On October 14, Trump slapped sanctions on Turkey, halting trade negotiations and raising steel tariffs in a bid to pressure Erdogan to stop his offensive. Trump also announced that Vice-President Mike Pence would travel to Turkey on a peace mission.
In the meantime, Trump’s rationale for leaving Syria has fallen on deaf ears among some of his strongest supporters.
Senator Mitch McConnell, the Republican majority leader, warned against “a precipitous withdrawal,” saying it could only benefit Russia, Iran, Syria and Islamic State.
Senator Lindsey Graham, one of Trump’s staunchest supporters, denounced the U.S. withdrawal as “shortsighted and irresponsible.” As he wrote in a tweet, “The most probable outcome of this impulsive decision is to ensure Iran’s domination of Syria. The U.S. now has no leverage, and Syria will eventually become a nightmare for Israel.”
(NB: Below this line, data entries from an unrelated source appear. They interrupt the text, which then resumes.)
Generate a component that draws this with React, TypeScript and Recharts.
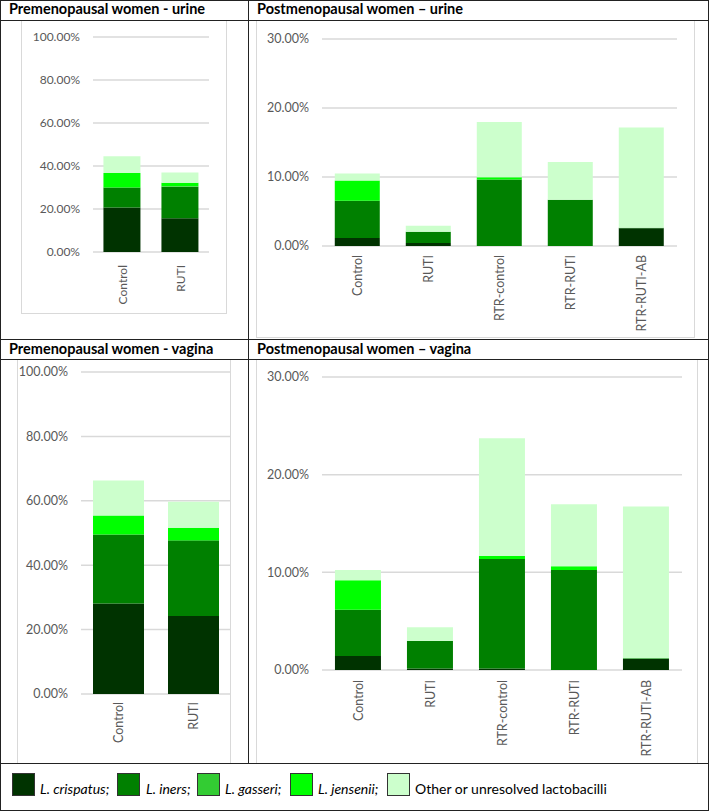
import { BarChart, Bar, XAxis, YAxis, CartesianGrid } from 'recharts';

// categories
const PRE_GROUPS = ['Control', 'RUTI'];
const POST_GROUPS = ['Control', 'RUTI', 'RTR-control', 'RTR-RUTI', 'RTR-RUTI-AB'];

// legend / series names (bottom of stack first)
const SPECIES = ['L. crispatus', 'L. iners', 'L. gasseri', 'L. jensenii', 'Other or unresolved lactobacilli'];
const SPECIES_COLORS = ['#003300', '#008000', '#33cc33', '#00ff00', '#ccffcc'];

// y ticks (percent)
const PRE_TICKS = [0, 20, 40, 60, 80, 100];
const POST_TICKS = [0, 10, 20, 30];

// relative abundance, % — one row per species, one value per group
const preUrine = [
  [20.7, 15.7], // crispatus
  [9.3, 14.6], // iners
  [0, 0.3], // gasseri
  [6.8, 1.6], // jensenii
  [7.7, 4.8], // other
];

const postUrine = [
  [1.16, 0.44, 0, 0, 2.56],
  [5.38, 1.64, 9.64, 6.69, 0.1],
  [0, 0, 0, 0, 0],
  [2.96, 0, 0.34, 0, 0],
  [1.0, 0.87, 8.0, 5.47, 14.5],
];

const preVagina = [
  [28.1, 24.2],
  [21.4, 23.3],
  [0, 0.3],
  [5.9, 3.8],
  [10.9, 8.1],
];

const postVagina = [
  [1.43, 0.15, 0.15, 0, 1.13],
  [4.75, 2.82, 11.22, 10.24, 0.07],
  [0, 0, 0, 0, 0],
  [3.0, 0, 0.3, 0.38, 0],
  [1.06, 1.4, 12.05, 6.35, 15.53],
];

const LINE = '#222';
const FRAME = '#d9d9d9';
const AXIS_TEXT = '#595959';

function RotTick({ x, y, payload, fs }: any) {
  return (
    <text
      x={x}
      y={y}
      transform={`rotate(-90 ${x} ${y})`}
      textAnchor="end"
      dominantBaseline="central"
      fill={AXIS_TEXT}
      fontSize={fs}
    >
      {payload.value}
    </text>
  );
}

interface PanelProps {
  groups: string[];
  rows: number[][];
  ticks: number[];
  left: number;
  top: number;
  w: number;
  h: number;
  mTop: number;
  mRight: number;
  yWidth: number;
  xHeight: number;
  gap: string;
  fs: number;
  xGap: number;
  frameBottom?: boolean;
}

function Panel(p: PanelProps) {
  const data = p.groups.map((name, i) => {
    const d: any = { name };
    p.rows.forEach((r, k) => (d['s' + k] = r[i]));
    return d;
  });
  return (
    <div
      style={{
        position: 'absolute',
        left: p.left,
        top: p.top,
        width: p.w,
        height: p.h,
        boxSizing: 'border-box',
        border: `1px solid ${FRAME}`,
        borderBottom: p.frameBottom === false ? 'none' : `1px solid ${FRAME}`,
      }}
    >
      <div style={{ position: 'absolute', left: -1, top: -1 }}>
        <BarChart
          width={p.w}
          height={p.h}
          data={data}
          margin={{ top: p.mTop, right: p.mRight, left: 0, bottom: 0 }}
          barCategoryGap={p.gap}
        >
          <CartesianGrid vertical={false} stroke={FRAME} strokeWidth={1.5} />
          <XAxis
            dataKey="name"
            axisLine={false}
            tickLine={false}
            tickSize={0}
            tickMargin={p.xGap}
            height={p.xHeight}
            interval={0}
            tick={(t: any) => <RotTick {...t} fs={p.fs} />}
          />
          <YAxis
            type="number"
            domain={[0, p.ticks[p.ticks.length - 1]]}
            ticks={p.ticks}
            width={p.yWidth}
            axisLine={false}
            tickLine={false}
            tickSize={0}
            tickMargin={13}
            tick={{ fill: AXIS_TEXT, fontSize: p.fs }}
            tickFormatter={(v: number) => v.toFixed(2) + '%'}
          />
          {SPECIES.map((s, k) => (
            <Bar key={s} dataKey={'s' + k} name={s} stackId="a" fill={SPECIES_COLORS[k]} isAnimationActive={false} />
          ))}
        </BarChart>
      </div>
    </div>
  );
}

function HLine({ y, x = 0, w = 709 }: { y: number; x?: number; w?: number }) {
  return <div style={{ position: 'absolute', left: x, top: y, width: w, height: 1, background: LINE }} />;
}
function VLine({ x, y = 0, h = 811 }: { x: number; y?: number; h?: number }) {
  return <div style={{ position: 'absolute', left: x, top: y, width: 1, height: h, background: LINE }} />;
}

function Header({ x, y, text }: { x: number; y: number; text: string }) {
  return (
    <div style={{ position: 'absolute', left: x, top: y, fontSize: 14.5, fontWeight: 700, lineHeight: '18px', color: '#000', whiteSpace: 'nowrap' }}>
      {text}
    </div>
  );
}

const legendBoxX = [12, 117, 197, 290, 387];
const legendTextX = [40, 146, 225, 318, 415];

export default function App() {
  return (
    <div style={{ position: 'absolute', left: 0, top: 0, width: 709, height: 811, background: '#fff', fontFamily: 'Lato, sans-serif' }}>
      <Panel groups={PRE_GROUPS} rows={preUrine} ticks={PRE_TICKS} left={21} top={20} w={206} h={294}
        mTop={17} mRight={18} yWidth={72} xHeight={62} gap="18%" fs={12} xGap={13} />
      <Panel groups={POST_GROUPS} rows={postUrine} ticks={POST_TICKS} left={256} top={20} w={439} h={318}
        mTop={19} mRight={18} yWidth={66} xHeight={92} gap="18%" fs={12.5} xGap={9} />
      <Panel groups={PRE_GROUPS} rows={preVagina} ticks={PRE_TICKS} left={17} top={359} w={214} h={404}
        mTop={13} mRight={0} yWidth={64} xHeight={69} gap="16%" fs={12.5} xGap={8} frameBottom={false} />
      <Panel groups={POST_GROUPS} rows={postVagina} ticks={POST_TICKS} left={256} top={359} w={442} h={404}
        mTop={18} mRight={16} yWidth={66} xHeight={93} gap="18%" fs={12.5} xGap={10} frameBottom={false} />

      {/* table lines */}
      <HLine y={0} />
      <HLine y={20} />
      <HLine y={339} />
      <HLine y={359} />
      <HLine y={763} />
      <HLine y={810} />
      <VLine x={0} />
      <VLine x={708} />
      <VLine x={248} h={763} />

      <Header x={9} y={0} text="Premenopausal women - urine" />
      <Header x={257} y={0} text="Postmenopausal women – urine" />
      <Header x={9} y={340} text="Premenopausal women - vagina" />
      <Header x={257} y={340} text="Postmenopausal women – vagina" />

      {/* legend */}
      {SPECIES.map((s, k) => (
        <div key={s}>
          <div
            style={{
              position: 'absolute', left: legendBoxX[k], top: 773, width: 23, height: 23,
              boxSizing: 'border-box', border: '1.5px solid #333', background: SPECIES_COLORS[k],
            }}
          />
          <div style={{ position: 'absolute', left: legendTextX[k], top: 782, fontSize: 14, lineHeight: '14px', color: '#000', whiteSpace: 'nowrap', fontStyle: k < 4 ? 'italic' : 'normal' }}>
            {k < 4 ? s + ';' : s}
          </div>
        </div>
      ))}
    </div>
  );
}
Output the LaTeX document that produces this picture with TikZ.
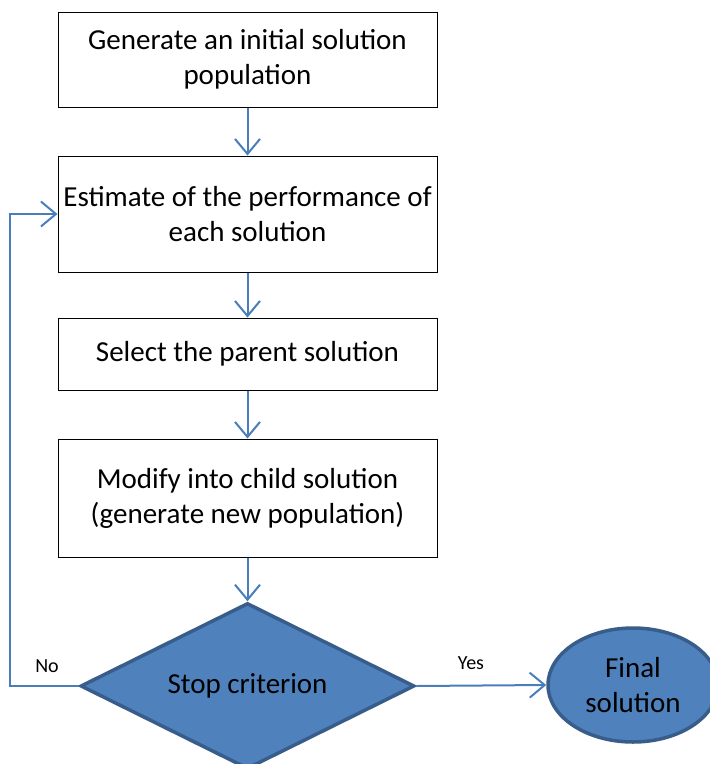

Nikki Haley, the former U.S. ambassador to the United Nations, tweeted, “We must always have the backs of our allies, if we expect them to have our back. The Kurds were instrumental in our successful fight against (Islamic State) in Syria. Leaving them to die is a big mistake.”
Haley’s heartfelt words recalled a previous U.S. betrayal of the Kurds.
In 1974, the United States and Iran encouraged Kurds in Iraq to rebel against the Iraqi Baathist regime, and CIA agents were dispatched to assist them. Kurdish leader Mustapha Barzani believed U.S. Secretary of State Henry Kissinger’s assurance that the United States would stand behind the Kurds.
But in 1975, following Iran’s surprising rapprochement with Iraq, the Iranian government threw the Kurds to the wolves. The United States honored that agreement, leaving the Kurds blowing in the wind.